Last week, using the image of tears, we suggested that there is a place within us that is deeper than the separation of thoughts and feelings into opposite like joy and sorrow, fear and hope and the like. And it is this same place that is able to contain all these feelings within an underlying sense of hope and even of love. We also added that there is in us an immense longing, a longing for meaning, for wholeness for home, to come home to our heart, our core, and from there be a home to one another.
Last week in my children’s literature class, we discussed the story, The Secret Garden. The story also portrays characters trapped in loss that has closed their hearts, yet still with a simmering longing that remains and is still to be uncovered. In the end, a healing love is awakened. The two main characters are ten year old Mary Lennox and her uncle Archie Craven. Mary has recently lost both parents, and Archie, her uncle, had lost his wife, Lily, ten years previously. In his grief, Archie has closed and locked the garden–both the outer garden which Lily loved, and the inner garden of his heart. In doing so, he has closed himself to life, reflected in the sickness of his son, Colin, and the deadness of his entire household.
Assisted by the boy, Dickon, who is at home in the natural world, Mary enters the outer garden, where she uncovers the dead leaves and debris, and discovers the roots of life that are still alive and ready to spring more fully to life. She also plants the seeds of new life. In effect, she is getting in touch with the secret garden of her own heart, her own inner core, and finding and fostering the life that is already there.
Gradually they awaken Archie’s son, Colin, from the deadness that has been imposed upon him, reflected in his gradual process of standing, walking, and running. He has in fact entered the secret garden of his heart and discovered and opened himself to life and let it flower in friendship. Archie’s encounter with his now healthy son reawakens Archie’s own heart and the love that has been implicitly there and now reaches out freely towards his son, Colin, and his niece, Mary. The tears that flow in these scenes express not only the pain and longing inherent in life but also the love that awakens and flourishes, and gives new and fuller meaning to that life.

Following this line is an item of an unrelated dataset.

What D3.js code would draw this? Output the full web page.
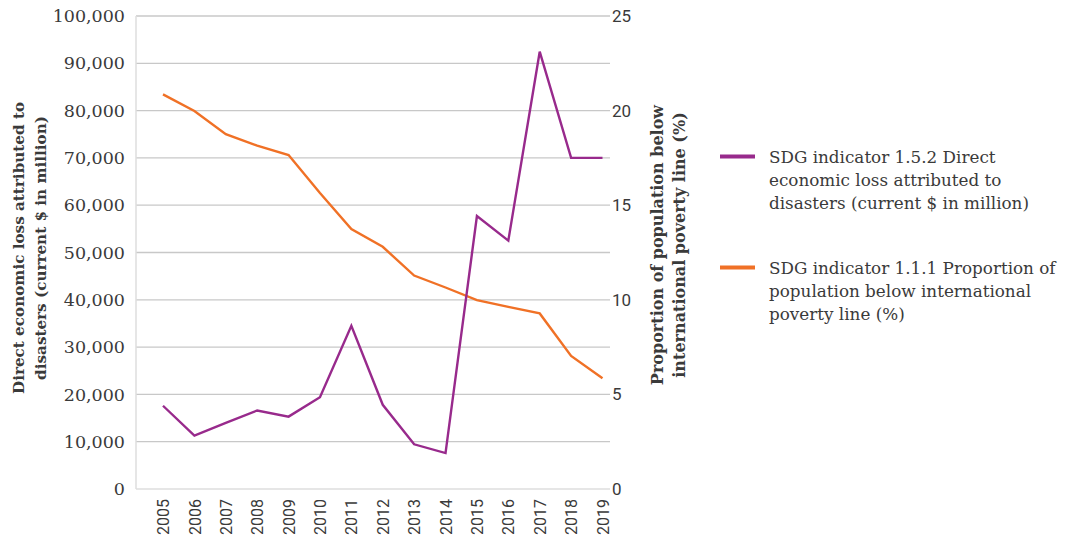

There is factually no garden within our heart, but the story is truthful as it recounts the slow transition from paralyzing grief to renewed love. In the same class, we looked at the stories of Winnie the Pooh and Pumpkin Soup, which also illustrate the difference between fact and truth. Certainly the portrayal of animals in these stories is not factual. But they do embody, in an accessible and safe way, the truth of our profound need for food, friendship, and beauty. These are reflected in the making of soup, the playing and singing of music, and the endurance of friendship despite a few hassles.
Within a context of imagination, wonder, and magic, stories such as these bring out what Susan Cain calls the bittersweet character of our experience of life. They not only recognize that joy and sorrow, and all the “both/ands” are present in all our experience. They also help us to name that experience. When we wish to convey our deepest experience, we can capture it best, though still in a limited way, not be mere flat statements, but by images and stories. Robert Frost tells us: “I took the road less travelled by and that has made all the difference.” He is speaking of choosing his direction in life, not about changing highways. In Robert Munsch’s story, Love You Forever, the woman says to her son at various stages in his life, and, later the son says to his elderly mother, “I’ll love your forever.” They are not talking about time on a clock, but about the enduring quality of their love.
A favourite expression is from Winnie the Pooh. Of their friendship, Piglet says to Pooh.: “We’ll be friends forever won’t we, Pooh,” asked piglet. “Even longer,” Pooh answered.. This comment is less about a length of time and more about the quality of the friendship, which is unbreakable, and therefore reliable and trustworthy. It teaches theses qualities to children. At the same time, it gives an assurance of stability in relationships.
Looked at from the eyes of the heart, stories such as these bring out the sacred worth of every human life and of all that is. They also acknowledge the interconnection of all that is. To experience further the gift character of everything is to evoke an underlying sense of gratitude. It is also a call to honour that sacred worth in ourselves and in all that is, and also to act with awareness of the interconnectedness of all that is.
May you come more and more to experience your own and others sacred worth, to live with an underlying sense of gratitude for this gift, to feel at home in this universe, and to respond to others and to life with a sense of generosity, compassion, and justice.